Importando bibliotecas que serão utilizadas
library(dplyr)
library(purrr)
library(stats)
library(plotly)
library(stringr)
library(janitor)
library(ggplot2)
source("./source/multiplot.R")
Carregando a base de Video Games, e limpando com o script fornecido pela fonte
url <- "https://raw.githubusercontent.com/lizawood/apps-and-games/master/PC_Games/PCgames_2004_2018_raw.csv"
raw_df <- url %>%
read.csv() %>%
janitor::clean_names()
data <- raw_df %>%
mutate(price = as.numeric(price),
score_rank = word(score_rank_userscore_metascore, 1),
average_playtime = word(playtime_median, 1),
median_playtime = word(playtime_median, 2),
median_playtime = str_remove(median_playtime, "\\("),
median_playtime = str_remove(median_playtime, "\\)"),
average_playtime = 60 * as.numeric(str_sub(average_playtime, 1, 2)) +
as.numeric(str_sub(average_playtime, 4, 5)),
median_playtime = 60 * as.numeric(str_sub(median_playtime, 1, 2)) +
as.numeric(str_sub(median_playtime, 4, 5)),
metascore = as.double(str_sub(score_rank_userscore_metascore, start = -4, end = -3))) %>%
select(-score_rank_userscore_metascore, -score_rank, -playtime_median) %>%
rename(publisher = publisher_s, developer = developer_s)

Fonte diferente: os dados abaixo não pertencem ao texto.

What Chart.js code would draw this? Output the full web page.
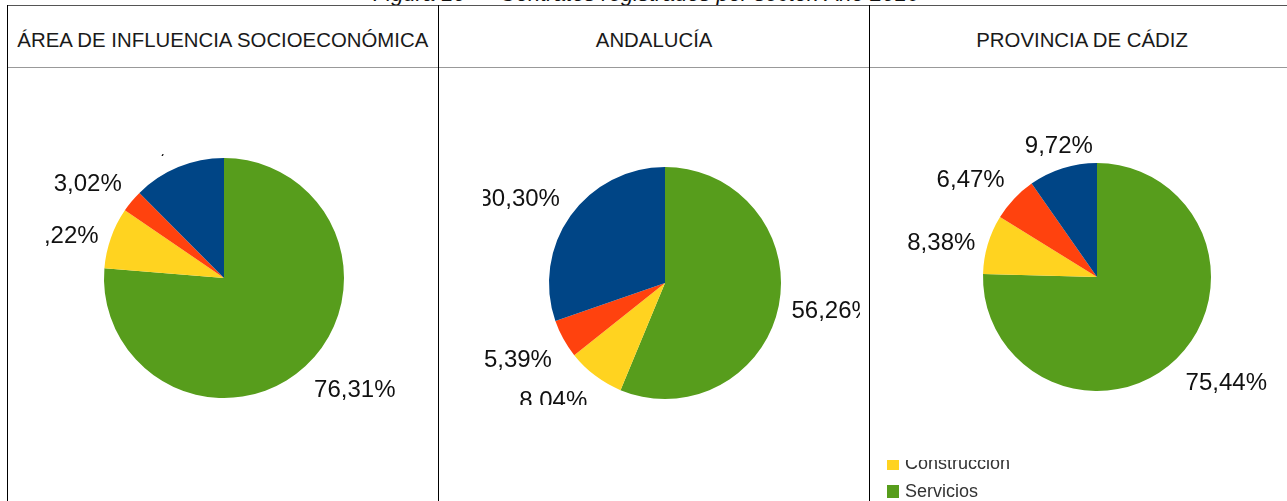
<!DOCTYPE html>
<html>
<head>
<meta charset="utf-8">
<script src="https://cdn.jsdelivr.net/npm/chart.js@4/dist/chart.umd.min.js"></script>
<style>
  html, body { margin:0; padding:0; background:#fff; }
  body { width:1287px; height:501px; overflow:hidden; position:relative; font-family:"Liberation Sans", Arial, sans-serif; }
  .vline { position:absolute; width:1px; background:#000; top:5px; height:496px; }
  .hline { position:absolute; height:1px; left:7px; width:1290px; }
  .head { position:absolute; top:9px; height:61px; display:flex; align-items:center; justify-content:center; font-size:21px; color:#1a1a1a; white-space:nowrap; }
  .head span { display:inline-block; transform:scaleX(0.97); }
  #title { position:absolute; top:-17px; left:0; width:1292px; text-align:center; font-style:italic; font-size:22px; line-height:22px; color:#111; white-space:nowrap; }
  canvas { position:absolute; left:0; top:0; }
</style>
</head>
<body>
<div id="title">Figura 10 — Contratos registrados por sector. Año 2016</div>
<div class="hline" style="top:5px;background:#555;"></div>
<div class="hline" style="top:67px;background:#999;"></div>
<div class="vline" style="left:7px;"></div>
<div class="vline" style="left:438px;"></div>
<div class="vline" style="left:869px;"></div>
<div class="head" style="left:8px;width:430px;"><span>ÁREA DE INFLUENCIA SOCIOECONÓMICA</span></div>
<div class="head" style="left:439px;width:430px;"><span>ANDALUCÍA</span></div>
<div class="head" style="left:870px;width:424px;"><span>PROVINCIA DE CÁDIZ</span></div>

<canvas id="c1" width="1287" height="501"></canvas>
<canvas id="c2" width="1287" height="501"></canvas>
<canvas id="c3" width="1287" height="501"></canvas>

<script>
// Data (order as in the source legend)
const sectors = ['Agricultura', 'Industria', 'Construcción', 'Servicios'];
const colors = ['#004586', '#ff420e', '#ffd320', '#579d1c'];
const areaValues = [12.45, 3.02, 8.22, 76.31];
const andaluciaValues = [30.30, 5.39, 8.04, 56.26];
const cadizValues = [9.72, 6.47, 8.38, 75.44];

const fmt = v => v.toFixed(2).replace('.', ',') + '%';

const outsideLabels = {
  id: 'outsideLabels',
  afterDatasetsDraw(chart, args, opts) {
    const ctx = chart.ctx;
    const meta = chart.getDatasetMeta(0);
    const data = chart.data.datasets[0].data;
    ctx.save();
    if (opts.clip) {
      const c = opts.clip;
      ctx.beginPath(); ctx.rect(c[0], c[1], c[2] - c[0], c[3] - c[1]); ctx.clip();
    }
    ctx.font = '24px "Liberation Sans", Arial, sans-serif';
    ctx.fillStyle = '#111';
    meta.data.forEach((arc, i) => {
      const p = arc.getProps(['x', 'y', 'startAngle', 'endAngle', 'outerRadius'], true);
      const mid = (p.startAngle + p.endAngle) / 2;
      const dx = Math.cos(mid), dy = Math.sin(mid);
      const r = p.outerRadius + 13;
      const ax = p.x + dx * r, ay = p.y + dy * r + 3;
      ctx.textAlign = Math.abs(dx) < 0.4 ? 'center' : (dx > 0 ? 'left' : 'right');
      ctx.textBaseline = Math.abs(dy) < 0.4 ? 'middle' : (dy > 0 ? 'top' : 'bottom');
      ctx.fillText(fmt(data[i]), ax, ay);
    });
    ctx.restore();

    if (opts.legend) {
      const L = opts.legend;
      ctx.save();
      ctx.beginPath(); ctx.rect(L.clip[0], L.clip[1], L.clip[2] - L.clip[0], L.clip[3] - L.clip[1]); ctx.clip();
      ctx.font = '18px "Liberation Sans", Arial, sans-serif';
      ctx.textAlign = 'left';
      ctx.textBaseline = 'middle';
      sectors.forEach((s, k) => {
        const cy = L.y + k * L.step;
        ctx.fillStyle = colors[k];
        ctx.fillRect(L.x, cy - 6, 12, 13);
        ctx.fillStyle = '#333';
        ctx.fillText(s, L.x + 18, cy + 1);
      });
      ctx.restore();
    }
  }
};

function makePie(id, values, cx, cy, r, labelOpts) {
  const rev = values.slice().reverse();
  const revLabels = sectors.slice().reverse();
  const revColors = colors.slice().reverse();
  return new Chart(document.getElementById(id), {
    type: 'pie',
    data: {
      labels: revLabels,
      datasets: [{ data: rev, backgroundColor: revColors, borderWidth: 0, hoverOffset: 0 }]
    },
    options: {
      responsive: false,
      animation: false,
      events: [],
      layout: { padding: { left: cx - r, right: 1287 - (cx + r), top: cy - r, bottom: 501 - (cy + r) } },
      plugins: {
        legend: { display: false },
        tooltip: { enabled: false },
        outsideLabels: labelOpts
      }
    },
    plugins: [outsideLabels]
  });
}

makePie('c1', areaValues, 224, 278, 120, { clip: [46, 154, 437, 412] });
makePie('c2', andaluciaValues, 665, 283, 116, { clip: [483, 150, 860, 405] });
makePie('c3', cadizValues, 1097, 277, 114, {
  clip: [870, 70, 1287, 440],
  legend: { x: 887, y: 407, step: 28, clip: [870, 460, 1287, 501] }
});
</script>
</body>
</html>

Filtrando desenvolvedoras com pelo menos 20 jogos
count_dev <- data %>%
dplyr::group_by(developer) %>%
dplyr::summarise(cont = length(developer)) %>%
tidyr::drop_na() %>%
dplyr::filter(cont >= 20)
data <- data %>%
dplyr::filter(developer %in% count_dev$developer)
Plotando preço médio dos jogos dos 10 desenvolvedores com maiores quantidades de horas jogadas
developers_price <- data %>%
dplyr::group_by(developer) %>%
dplyr::summarise(price = round(mean(price), 2),
playtime = as.double(mean(average_playtime)/60)
) %>%
dplyr::ungroup() %>%
dplyr::mutate(developer = as.factor(developer)) %>%
dplyr::arrange(desc(playtime)) %>%
dplyr::slice(1:10)
p <- developers_price %>%
ggplot(aes(x = developer, y = price, fill = developer)) +
geom_bar(colour="black", stat="identity") +
labs(title = "Preço jogos - Top 10 desenvolvedores horas jogadas", y = "Preço U$", x = "Desenvolvedores")
ggplotly(p)
Evolução do preço (U$) dos jogos dos 10 desenvolvedores com maiores quantidades de horas jogadas ao longo dos anos
developers_price_evolution <- data %>%
dplyr::mutate(year = stringr::str_extract(release_date, regex("\\d{4}"))) %>%
dplyr::group_by(developer, year) %>%
dplyr::summarise(price = round(mean(price), 2),
playtime = as.double(mean(average_playtime)/60)
) %>%
dplyr::ungroup() %>%
dplyr::mutate(developer = as.factor(developer),
year = as.integer(year)) %>%
dplyr::filter(developer %in% developers_price$developer)